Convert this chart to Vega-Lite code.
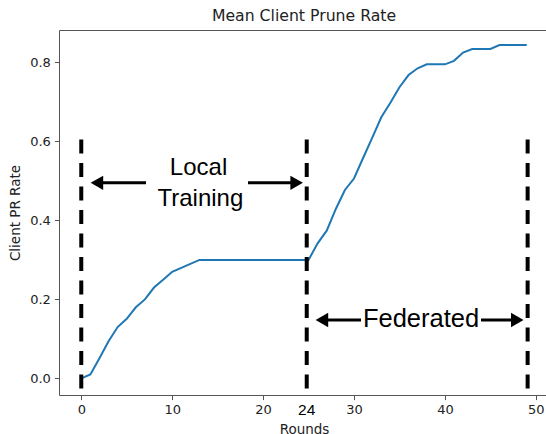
{
  "$schema": "https://vega.github.io/schema/vega-lite/v6.json",
  "width": 490,
  "height": 365,
  "autosize": "none",
  "padding": {"left": 59, "top": 30, "right": 0, "bottom": 39},
  "config": {
    "view": {"stroke": "#555", "strokeWidth": 1},
    "font": "DejaVu Sans",
    "axis": {
      "domain": false,
      "grid": false,
      "tickColor": "#555",
      "tickSize": 4.6,
      "labelPadding": 4,
      "labelFont": "DejaVu Sans",
      "labelFontSize": 13,
      "labelColor": "#222",
      "titleFont": "DejaVu Sans",
      "titleFontSize": 13.5,
      "titleFontWeight": "normal",
      "titleColor": "#222"
    }
  },
  "title": {
    "text": "Mean Client Prune Rate",
    "font": "DejaVu Sans",
    "fontSize": 15.7,
    "fontWeight": "normal",
    "color": "#222",
    "baseline": "bottom",
    "offset": 6,
    "dy": 16,
    "frame": "group",
    "anchor": "middle"
  },
  "datasets": {
    "series": [
      {"round": 0, "rate": 0.0}, {"round": 1, "rate": 0.01}, {"round": 2, "rate": 0.051},
      {"round": 3, "rate": 0.094}, {"round": 4, "rate": 0.13}, {"round": 5, "rate": 0.151},
      {"round": 6, "rate": 0.18}, {"round": 7, "rate": 0.2}, {"round": 8, "rate": 0.23},
      {"round": 9, "rate": 0.25}, {"round": 10, "rate": 0.27}, {"round": 11, "rate": 0.28},
      {"round": 12, "rate": 0.29}, {"round": 13, "rate": 0.3}, {"round": 14, "rate": 0.3},
      {"round": 15, "rate": 0.3}, {"round": 16, "rate": 0.3}, {"round": 17, "rate": 0.3},
      {"round": 18, "rate": 0.3}, {"round": 19, "rate": 0.3}, {"round": 20, "rate": 0.3},
      {"round": 21, "rate": 0.3}, {"round": 22, "rate": 0.3}, {"round": 23, "rate": 0.3},
      {"round": 24, "rate": 0.3}, {"round": 25, "rate": 0.3}, {"round": 26, "rate": 0.342},
      {"round": 27, "rate": 0.374}, {"round": 28, "rate": 0.429}, {"round": 29, "rate": 0.477},
      {"round": 30, "rate": 0.506}, {"round": 31, "rate": 0.558}, {"round": 32, "rate": 0.609},
      {"round": 33, "rate": 0.661}, {"round": 34, "rate": 0.698}, {"round": 35, "rate": 0.737},
      {"round": 36, "rate": 0.768}, {"round": 37, "rate": 0.785}, {"round": 38, "rate": 0.795},
      {"round": 39, "rate": 0.795}, {"round": 40, "rate": 0.795}, {"round": 41, "rate": 0.804},
      {"round": 42, "rate": 0.825}, {"round": 43, "rate": 0.834}, {"round": 44, "rate": 0.834},
      {"round": 45, "rate": 0.834}, {"round": 46, "rate": 0.844}, {"round": 47, "rate": 0.844},
      {"round": 48, "rate": 0.844}, {"round": 49, "rate": 0.844}
    ],
    "dividers": [
      {"round": 0, "top": 0.605, "bottom": -0.042},
      {"round": 24.8, "top": 0.605, "bottom": -0.042},
      {"round": 49.1, "top": 0.605, "bottom": -0.042}
    ],
    "shafts": [
      {"from": 1.72, "to": 7.12, "level": 0.495},
      {"from": 18.34, "to": 23.69, "level": 0.495},
      {"from": 26.47, "to": 30.77, "level": 0.148},
      {"from": 43.97, "to": 47.96, "level": 0.148}
    ],
    "heads": [
      {"round": 1.72, "level": 0.495, "dir": "triangle-left"},
      {"round": 23.69, "level": 0.495, "dir": "triangle-right"},
      {"round": 26.47, "level": 0.148, "dir": "triangle-left"},
      {"round": 47.96, "level": 0.148, "dir": "triangle-right"}
    ],
    "labels": [
      {"round": 12.9, "level": 0.515, "label": "Local", "size": 24},
      {"round": 13.1, "level": 0.436, "label": "Training", "size": 24},
      {"round": 37.37, "level": 0.13, "label": "Federated", "size": 25.5}
    ],
    "mark24": [
      {"round": 24.8, "level": -0.081, "label": "24"}
    ]
  },
  "layer": [
    {
      "data": {"name": "series"},
      "mark": {"type": "line", "color": "#1f77b4", "strokeWidth": 2},
      "encoding": {
        "x": {
          "field": "round", "type": "quantitative",
          "scale": {"domain": [-2.45, 51.45], "nice": false, "zero": false},
          "axis": {"values": [0, 10, 20, 30, 40, 50], "title": "Rounds", "titlePadding": 6, "labelFlush": false}
        },
        "y": {
          "field": "rate", "type": "quantitative",
          "scale": {"domain": [-0.042, 0.882], "nice": false, "zero": false},
          "axis": {"values": [0, 0.2, 0.4, 0.6, 0.8], "format": ".1f", "title": "Client PR Rate", "titlePadding": 7, "labelFlush": false}
        }
      }
    },
    {
      "data": {"name": "dividers"},
      "mark": {"type": "rule", "color": "black", "strokeWidth": 4, "strokeDash": [14, 9.5]},
      "encoding": {
        "x": {"field": "round", "type": "quantitative"},
        "y": {"field": "top", "type": "quantitative"},
        "y2": {"field": "bottom"}
      }
    },
    {
      "data": {"name": "shafts"},
      "mark": {"type": "rule", "color": "black", "strokeWidth": 3},
      "encoding": {
        "x": {"field": "from", "type": "quantitative"},
        "x2": {"field": "to"},
        "y": {"field": "level", "type": "quantitative"}
      }
    },
    {
      "data": {"name": "heads"},
      "mark": {"type": "point", "filled": true, "color": "black", "opacity": 1, "size": 210},
      "encoding": {
        "x": {"field": "round", "type": "quantitative"},
        "y": {"field": "level", "type": "quantitative"},
        "shape": {"field": "dir", "type": "nominal", "scale": null}
      }
    },
    {
      "data": {"name": "labels"},
      "mark": {"type": "text", "font": "Liberation Sans", "color": "black", "align": "center", "baseline": "alphabetic"},
      "encoding": {
        "x": {"field": "round", "type": "quantitative"},
        "y": {"field": "level", "type": "quantitative"},
        "text": {"field": "label"},
        "size": {"field": "size", "type": "quantitative", "scale": null}
      }
    },
    {
      "data": {"name": "mark24"},
      "mark": {"type": "text", "font": "Liberation Sans", "fontSize": 15.5, "color": "black", "align": "center", "baseline": "middle"},
      "encoding": {
        "x": {"field": "round", "type": "quantitative"},
        "y": {"field": "level", "type": "quantitative"},
        "text": {"field": "label"}
      }
    }
  ]
}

• **GIVEN TASK**
Leave the pictures out and copy the rest of the data exactly.

• **SOLUTION FOR THIS TASK**
Convert this chart to Vega-Lite code.
{
  "$schema": "https://vega.github.io/schema/vega-lite/v6.json",
  "width": 490,
  "height": 365,
  "autosize": "none",
  "padding": {"left": 59, "top": 30, "right": 0, "bottom": 39},
  "config": {
    "view": {"stroke": "#555", "strokeWidth": 1},
    "font": "DejaVu Sans",
    "axis": {
      "domain": false,
      "grid": false,
      "tickColor": "#555",
      "tickSize": 4.6,
      "labelPadding": 4,
      "labelFont": "DejaVu Sans",
      "labelFontSize": 13,
      "labelColor": "#222",
      "titleFont": "DejaVu Sans",
      "titleFontSize": 13.5,
      "titleFontWeight": "normal",
      "titleColor": "#222"
    }
  },
  "title": {
    "text": "Mean Client Prune Rate",
    "font": "DejaVu Sans",
    "fontSize": 15.7,
    "fontWeight": "normal",
    "color": "#222",
    "baseline": "bottom",
    "offset": 6,
    "dy": 16,
    "frame": "group",
    "anchor": "middle"
  },
  "datasets": {
    "series": [
      {"round": 0, "rate": 0.0}, {"round": 1, "rate": 0.01}, {"round": 2, "rate": 0.051},
      {"round": 3, "rate": 0.094}, {"round": 4, "rate": 0.13}, {"round": 5, "rate": 0.151},
      {"round": 6, "rate": 0.18}, {"round": 7, "rate": 0.2}, {"round": 8, "rate": 0.23},
      {"round": 9, "rate": 0.25}, {"round": 10, "rate": 0.27}, {"round": 11, "rate": 0.28},
      {"round": 12, "rate": 0.29}, {"round": 13, "rate": 0.3}, {"round": 14, "rate": 0.3},
      {"round": 15, "rate": 0.3}, {"round": 16, "rate": 0.3}, {"round": 17, "rate": 0.3},
      {"round": 18, "rate": 0.3}, {"round": 19, "rate": 0.3}, {"round": 20, "rate": 0.3},
      {"round": 21, "rate": 0.3}, {"round": 22, "rate": 0.3}, {"round": 23, "rate": 0.3},
      {"round": 24, "rate": 0.3}, {"round": 25, "rate": 0.3}, {"round": 26, "rate": 0.342},
      {"round": 27, "rate": 0.374}, {"round": 28, "rate": 0.429}, {"round": 29, "rate": 0.477},
      {"round": 30, "rate": 0.506}, {"round": 31, "rate": 0.558}, {"round": 32, "rate": 0.609},
      {"round": 33, "rate": 0.661}, {"round": 34, "rate": 0.698}, {"round": 35, "rate": 0.737},
      {"round": 36, "rate": 0.768}, {"round": 37, "rate": 0.785}, {"round": 38, "rate": 0.795},
      {"round": 39, "rate": 0.795}, {"round": 40, "rate": 0.795}, {"round": 41, "rate": 0.804},
      {"round": 42, "rate": 0.825}, {"round": 43, "rate": 0.834}, {"round": 44, "rate": 0.834},
      {"round": 45, "rate": 0.834}, {"round": 46, "rate": 0.844}, {"round": 47, "rate": 0.844},
      {"round": 48, "rate": 0.844}, {"round": 49, "rate": 0.844}
    ],
    "dividers": [
      {"round": 0, "top": 0.605, "bottom": -0.042},
      {"round": 24.8, "top": 0.605, "bottom": -0.042},
      {"round": 49.1, "top": 0.605, "bottom": -0.042}
    ],
    "shafts": [
      {"from": 1.72, "to": 7.12, "level": 0.495},
      {"from": 18.34, "to": 23.69, "level": 0.495},
      {"from": 26.47, "to": 30.77, "level": 0.148},
      {"from": 43.97, "to": 47.96, "level": 0.148}
    ],
    "heads": [
      {"round": 1.72, "level": 0.495, "dir": "triangle-left"},
      {"round": 23.69, "level": 0.495, "dir": "triangle-right"},
      {"round": 26.47, "level": 0.148, "dir": "triangle-left"},
      {"round": 47.96, "level": 0.148, "dir": "triangle-right"}
    ],
    "labels": [
      {"round": 12.9, "level": 0.515, "label": "Local", "size": 24},
      {"round": 13.1, "level": 0.436, "label": "Training", "size": 24},
      {"round": 37.37, "level": 0.13, "label": "Federated", "size": 25.5}
    ],
    "mark24": [
      {"round": 24.8, "level": -0.081, "label": "24"}
    ]
  },
  "layer": [
    {
      "data": {"name": "series"},
      "mark": {"type": "line", "color": "#1f77b4", "strokeWidth": 2},
      "encoding": {
        "x": {
          "field": "round", "type": "quantitative",
          "scale": {"domain": [-2.45, 51.45], "nice": false, "zero": false},
          "axis": {"values": [0, 10, 20, 30, 40, 50], "title": "Rounds", "titlePadding": 6, "labelFlush": false}
        },
        "y": {
          "field": "rate", "type": "quantitative",
          "scale": {"domain": [-0.042, 0.882], "nice": false, "zero": false},
          "axis": {"values": [0, 0.2, 0.4, 0.6, 0.8], "format": ".1f", "title": "Client PR Rate", "titlePadding": 7, "labelFlush": false}
        }
      }
    },
    {
      "data": {"name": "dividers"},
      "mark": {"type": "rule", "color": "black", "strokeWidth": 4, "strokeDash": [14, 9.5]},
      "encoding": {
        "x": {"field": "round", "type": "quantitative"},
        "y": {"field": "top", "type": "quantitative"},
        "y2": {"field": "bottom"}
      }
    },
    {
      "data": {"name": "shafts"},
      "mark": {"type": "rule", "color": "black", "strokeWidth": 3},
      "encoding": {
        "x": {"field": "from", "type": "quantitative"},
        "x2": {"field": "to"},
        "y": {"field": "level", "type": "quantitative"}
      }
    },
    {
      "data": {"name": "heads"},
      "mark": {"type": "point", "filled": true, "color": "black", "opacity": 1, "size": 210},
      "encoding": {
        "x": {"field": "round", "type": "quantitative"},
        "y": {"field": "level", "type": "quantitative"},
        "shape": {"field": "dir", "type": "nominal", "scale": null}
      }
    },
    {
      "data": {"name": "labels"},
      "mark": {"type": "text", "font": "Liberation Sans", "color": "black", "align": "center", "baseline": "alphabetic"},
      "encoding": {
        "x": {"field": "round", "type": "quantitative"},
        "y": {"field": "level", "type": "quantitative"},
        "text": {"field": "label"},
        "size": {"field": "size", "type": "quantitative", "scale": null}
      }
    },
    {
      "data": {"name": "mark24"},
      "mark": {"type": "text", "font": "Liberation Sans", "fontSize": 15.5, "color": "black", "align": "center", "baseline": "middle"},
      "encoding": {
        "x": {"field": "round", "type": "quantitative"},
        "y": {"field": "level", "type": "quantitative"},
        "text": {"field": "label"}
      }
    }
  ]
}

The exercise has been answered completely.